Data lines –

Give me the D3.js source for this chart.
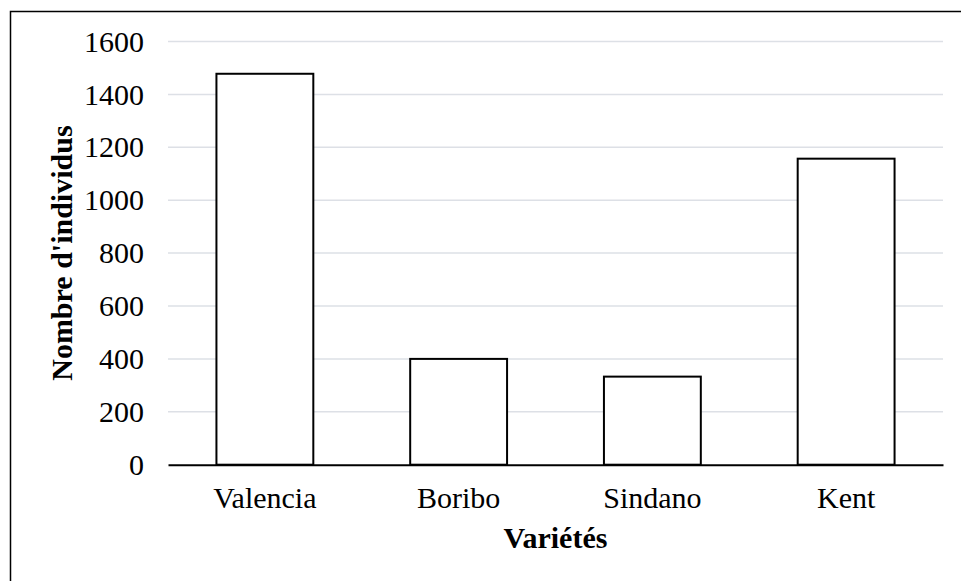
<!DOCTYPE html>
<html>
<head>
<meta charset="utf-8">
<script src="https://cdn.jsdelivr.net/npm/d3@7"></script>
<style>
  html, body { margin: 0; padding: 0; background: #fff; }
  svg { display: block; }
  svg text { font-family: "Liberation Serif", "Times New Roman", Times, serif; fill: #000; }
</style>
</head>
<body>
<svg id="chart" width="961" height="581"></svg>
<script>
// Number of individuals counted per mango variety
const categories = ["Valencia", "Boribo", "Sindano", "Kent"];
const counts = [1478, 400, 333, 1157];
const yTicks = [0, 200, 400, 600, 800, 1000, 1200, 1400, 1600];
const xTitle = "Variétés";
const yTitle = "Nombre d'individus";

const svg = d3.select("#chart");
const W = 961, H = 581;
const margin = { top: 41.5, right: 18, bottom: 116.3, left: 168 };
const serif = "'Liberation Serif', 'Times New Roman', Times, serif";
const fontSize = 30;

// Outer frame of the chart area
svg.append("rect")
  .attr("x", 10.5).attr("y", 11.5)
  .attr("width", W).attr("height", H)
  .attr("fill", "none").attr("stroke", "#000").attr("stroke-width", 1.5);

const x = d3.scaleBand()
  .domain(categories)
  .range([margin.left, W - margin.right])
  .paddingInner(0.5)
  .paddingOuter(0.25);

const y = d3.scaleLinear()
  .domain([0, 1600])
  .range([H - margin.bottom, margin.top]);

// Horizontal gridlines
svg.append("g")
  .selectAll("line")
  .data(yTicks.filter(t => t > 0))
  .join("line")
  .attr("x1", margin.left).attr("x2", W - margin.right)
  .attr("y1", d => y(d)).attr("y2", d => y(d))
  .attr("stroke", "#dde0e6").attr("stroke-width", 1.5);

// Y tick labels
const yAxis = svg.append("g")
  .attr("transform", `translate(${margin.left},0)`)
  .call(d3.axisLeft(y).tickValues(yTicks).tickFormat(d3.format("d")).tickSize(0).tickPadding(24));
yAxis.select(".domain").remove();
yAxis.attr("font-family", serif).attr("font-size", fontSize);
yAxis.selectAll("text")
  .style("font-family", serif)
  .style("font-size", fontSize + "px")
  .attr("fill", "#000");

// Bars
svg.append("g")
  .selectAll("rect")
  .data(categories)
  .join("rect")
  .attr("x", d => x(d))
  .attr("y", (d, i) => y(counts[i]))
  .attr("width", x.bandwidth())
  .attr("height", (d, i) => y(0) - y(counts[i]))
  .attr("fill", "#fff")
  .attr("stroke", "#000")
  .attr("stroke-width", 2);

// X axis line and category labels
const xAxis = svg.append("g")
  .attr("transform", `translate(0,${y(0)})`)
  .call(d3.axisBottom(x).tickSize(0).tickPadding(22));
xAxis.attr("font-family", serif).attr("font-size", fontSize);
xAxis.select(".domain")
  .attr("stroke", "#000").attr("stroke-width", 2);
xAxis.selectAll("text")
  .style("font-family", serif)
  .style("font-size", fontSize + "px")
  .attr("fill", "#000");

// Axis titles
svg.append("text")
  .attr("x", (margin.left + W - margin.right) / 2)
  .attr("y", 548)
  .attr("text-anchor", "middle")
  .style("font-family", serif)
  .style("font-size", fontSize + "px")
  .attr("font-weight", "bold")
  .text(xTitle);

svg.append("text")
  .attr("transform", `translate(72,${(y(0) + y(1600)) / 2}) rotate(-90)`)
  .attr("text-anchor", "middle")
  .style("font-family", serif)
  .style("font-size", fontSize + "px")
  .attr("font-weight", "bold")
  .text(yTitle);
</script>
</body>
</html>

Job –
Copy each line above precisely, dropping the pictures.

Response below –
Give me the D3.js source for this chart.
<!DOCTYPE html>
<html>
<head>
<meta charset="utf-8">
<script src="https://cdn.jsdelivr.net/npm/d3@7"></script>
<style>
  html, body { margin: 0; padding: 0; background: #fff; }
  svg { display: block; }
  svg text { font-family: "Liberation Serif", "Times New Roman", Times, serif; fill: #000; }
</style>
</head>
<body>
<svg id="chart" width="961" height="581"></svg>
<script>
// Number of individuals counted per mango variety
const categories = ["Valencia", "Boribo", "Sindano", "Kent"];
const counts = [1478, 400, 333, 1157];
const yTicks = [0, 200, 400, 600, 800, 1000, 1200, 1400, 1600];
const xTitle = "Variétés";
const yTitle = "Nombre d'individus";

const svg = d3.select("#chart");
const W = 961, H = 581;
const margin = { top: 41.5, right: 18, bottom: 116.3, left: 168 };
const serif = "'Liberation Serif', 'Times New Roman', Times, serif";
const fontSize = 30;

// Outer frame of the chart area
svg.append("rect")
  .attr("x", 10.5).attr("y", 11.5)
  .attr("width", W).attr("height", H)
  .attr("fill", "none").attr("stroke", "#000").attr("stroke-width", 1.5);

const x = d3.scaleBand()
  .domain(categories)
  .range([margin.left, W - margin.right])
  .paddingInner(0.5)
  .paddingOuter(0.25);

const y = d3.scaleLinear()
  .domain([0, 1600])
  .range([H - margin.bottom, margin.top]);

// Horizontal gridlines
svg.append("g")
  .selectAll("line")
  .data(yTicks.filter(t => t > 0))
  .join("line")
  .attr("x1", margin.left).attr("x2", W - margin.right)
  .attr("y1", d => y(d)).attr("y2", d => y(d))
  .attr("stroke", "#dde0e6").attr("stroke-width", 1.5);

// Y tick labels
const yAxis = svg.append("g")
  .attr("transform", `translate(${margin.left},0)`)
  .call(d3.axisLeft(y).tickValues(yTicks).tickFormat(d3.format("d")).tickSize(0).tickPadding(24));
yAxis.select(".domain").remove();
yAxis.attr("font-family", serif).attr("font-size", fontSize);
yAxis.selectAll("text")
  .style("font-family", serif)
  .style("font-size", fontSize + "px")
  .attr("fill", "#000");

// Bars
svg.append("g")
  .selectAll("rect")
  .data(categories)
  .join("rect")
  .attr("x", d => x(d))
  .attr("y", (d, i) => y(counts[i]))
  .attr("width", x.bandwidth())
  .attr("height", (d, i) => y(0) - y(counts[i]))
  .attr("fill", "#fff")
  .attr("stroke", "#000")
  .attr("stroke-width", 2);

// X axis line and category labels
const xAxis = svg.append("g")
  .attr("transform", `translate(0,${y(0)})`)
  .call(d3.axisBottom(x).tickSize(0).tickPadding(22));
xAxis.attr("font-family", serif).attr("font-size", fontSize);
xAxis.select(".domain")
  .attr("stroke", "#000").attr("stroke-width", 2);
xAxis.selectAll("text")
  .style("font-family", serif)
  .style("font-size", fontSize + "px")
  .attr("fill", "#000");

// Axis titles
svg.append("text")
  .attr("x", (margin.left + W - margin.right) / 2)
  .attr("y", 548)
  .attr("text-anchor", "middle")
  .style("font-family", serif)
  .style("font-size", fontSize + "px")
  .attr("font-weight", "bold")
  .text(xTitle);

svg.append("text")
  .attr("transform", `translate(72,${(y(0) + y(1600)) / 2}) rotate(-90)`)
  .attr("text-anchor", "middle")
  .style("font-family", serif)
  .style("font-size", fontSize + "px")
  .attr("font-weight", "bold")
  .text(yTitle);
</script>
</body>
</html>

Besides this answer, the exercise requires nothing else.